There is a darker side of Pylint, though. To the uninitiated, it is easy to confuse style guidelines with rules. While it may be fulfilling to manually go through a program and watch the Pylint score go up, whoever has to deal with your merge request is going to hate you. For one thing, you’re probably not actually doing much good and, two, even a stylistic refactor needs comprehensive integration testing. If you don’t have confidence in your testing pipeline, it’s a non-starter.

There are automated tools such as autopep8 which propose taking the manual guesswork out of stylistic refactoring. However, I never had a perfect experience using it, and wrong indentation was notoriously hard to detect and fix. So, I took it upon myself to manually refactor large codebases using PEP8 conformance as a baseline. I wasted days of my time. While there is no doubting that I became more intimately familiar with the codebase, the standards, and whatever audiobook I was able to listen to while mindlessly going about my business, most of the code never was merged into production.

If time travel was possible, I would open up a wormhole to the precise moment in my career where I decided that universal PEP8 conformance was necessary and taze myself. What in the world was I thinking? There was an issue raised in the requests library that explains a modern pragmatic approach to Pylint quite kindly. Reading through that thread was a real learning experience for me and partially inspired this blog post.

In summary, a new user raised an issue where he requested that the library conform more strongly to Pylint’s standards. He posted a dump of all of the errors highlighted by the static analysis.

The maintainer–who I have a lot of respect for–‘s response was kind but authoritative. The default Pylint standards are somewhat arbitrary and, more to the point, all of the errors raised by the tool for the Requests library were objectively not errors. For one thing, there was nothing constructive about the original post, though a naive user (read: me) would be tempted to see this as an easy way to contribute to a major project (though, again, there was no contribution aside from the error dump which was completely tone-deaf). The fact of the matter is that automated tools, especially in the realm of static analysis, can’t possibly be one hundred percent correct.

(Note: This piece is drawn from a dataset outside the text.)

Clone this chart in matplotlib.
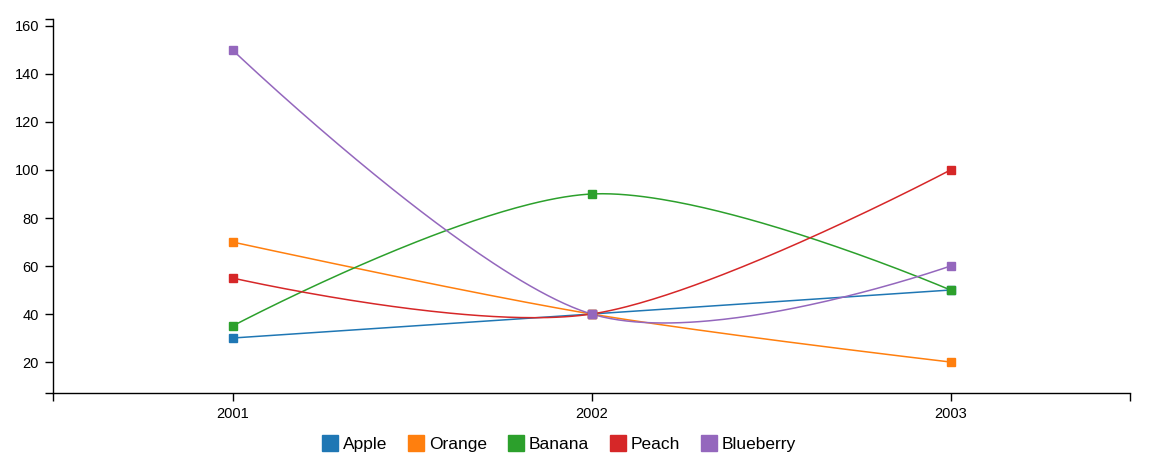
import numpy as np
import matplotlib.pyplot as plt
from matplotlib.lines import Line2D

plt.rcParams['font.family'] = ['Liberation Sans', 'DejaVu Sans']

# data
years = [2001, 2002, 2003]
fruits = ['Apple', 'Orange', 'Banana', 'Peach', 'Blueberry']
apple = [30, 40, 50]
orange = [70, 40, 20]
banana = [35, 90, 50]
peach = [55, 40, 100]
blueberry = [150, 40, 60]
colors = ['#1f77b4', '#ff7f0e', '#2ca02c', '#d62728', '#9467bd']


def cardinal_curve(x, y, n=100, tension=0.0):
    # cardinal spline drawn as bezier segments, ends get a zero-length handle
    p = np.column_stack([np.asarray(x, float), np.asarray(y, float)])
    k = (1 - tension) / 6
    m = len(p)
    pad = np.vstack([p[1], p, p[m - 2]])
    t = np.linspace(0, 1, n)[:, None]
    out = []
    for i in range(m - 1):
        p0, p1 = pad[i + 1], pad[i + 2]
        c1 = p0 + k * (pad[i + 2] - pad[i])
        c2 = p1 + k * (pad[i + 1] - pad[i + 3])
        seg = ((1 - t) ** 3) * p0 + 3 * t * (1 - t) ** 2 * c1 \
            + 3 * t ** 2 * (1 - t) * c2 + t ** 3 * p1
        out.append(seg)
    out = np.vstack(out)
    return out[:, 0], out[:, 1]


fig = plt.figure(figsize=(11.55, 4.66), dpi=100)
ax = fig.add_axes([53 / 1155, 1 - 393 / 466, (1130 - 53) / 1155, (393 - 19) / 466])

series = [apple, orange, banana, peach, blueberry]
for name, vals, col in zip(fruits, series, colors):
    sx, sy = cardinal_curve(years, vals)
    ax.plot(sx, sy, color=col, lw=1.1, zorder=2)
    ax.plot(years, vals, 's', color=col, ms=5.5, zorder=3)

xlo, xhi = 2000.5, 2003.5
ylo, yhi = 7.1, 162.9
ax.set_xlim(xlo, xhi)
ax.set_ylim(ylo, yhi)
ax.set_xticks([xlo] + years + [xhi])
ax.set_xticklabels([''] + [str(y) for y in years] + [''])
yt = list(range(20, 161, 20))
ax.set_yticks([ylo] + yt + [yhi])
ax.set_yticklabels([''] + [str(v) for v in yt] + [''])
ax.tick_params(length=6, width=1.0, labelsize=10.5, pad=4, colors='black')
for s in ['top', 'right']:
    ax.spines[s].set_visible(False)
for s in ['left', 'bottom']:
    ax.spines[s].set_linewidth(1.0)

handles = [Line2D([], [], marker='s', ls='none', color=c, ms=11) for c in colors]
fig.legend(handles, fruits, loc='center', bbox_to_anchor=(0.483, 1 - 444 / 466),
           ncol=5, frameon=False, fontsize=12.5, handletextpad=0.15,
           columnspacing=1.05, handlelength=1.2)

fig.savefig('out.png', dpi=100)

However, the original poster doubled down (citing books and style guidelines) and the maintainer responded again. I admire what he said because he could have just told the guy to buzz off. Instead, he posted some advice which has wide applications that I will share verbatim:

I agree that pylint can catch errors. However, doing a drive-by dump of every line reported by pylint is not a helpful approach. Two notes for the future:

  1. Authors often have different views on Python style, particularly PEP8. Requests does not follow all of PEP8, and this is quite deliberate. You should always consult a project’s author before raising a bug report about their code failing a linter.
  2. You should validate the concerns of the linter before raising them. Open source maintainers are often very busy people, and asking them to validate each line of the linter’s output for false positives is a rude way to behave. If you’d looked at these ‘errors’ first you’d have seen that they aren’t valid.
  3. It’s likely that you’ll say we should add a .pylintrc file to address these concerns. That’s not a good idea. We should not have to add a dotfile to the repository root for every person who writes a linter.

These commandments should guide each person’s usage of linting tools. I eventually gave up on major refactors and more pragmatically added a Pylint check (with many custom rules defined) to our build system. It is often through mistakes that we learn the most and I feel fortunate that the maintainer of this particular library was willing to write such a detailed response to a nuanced complaint.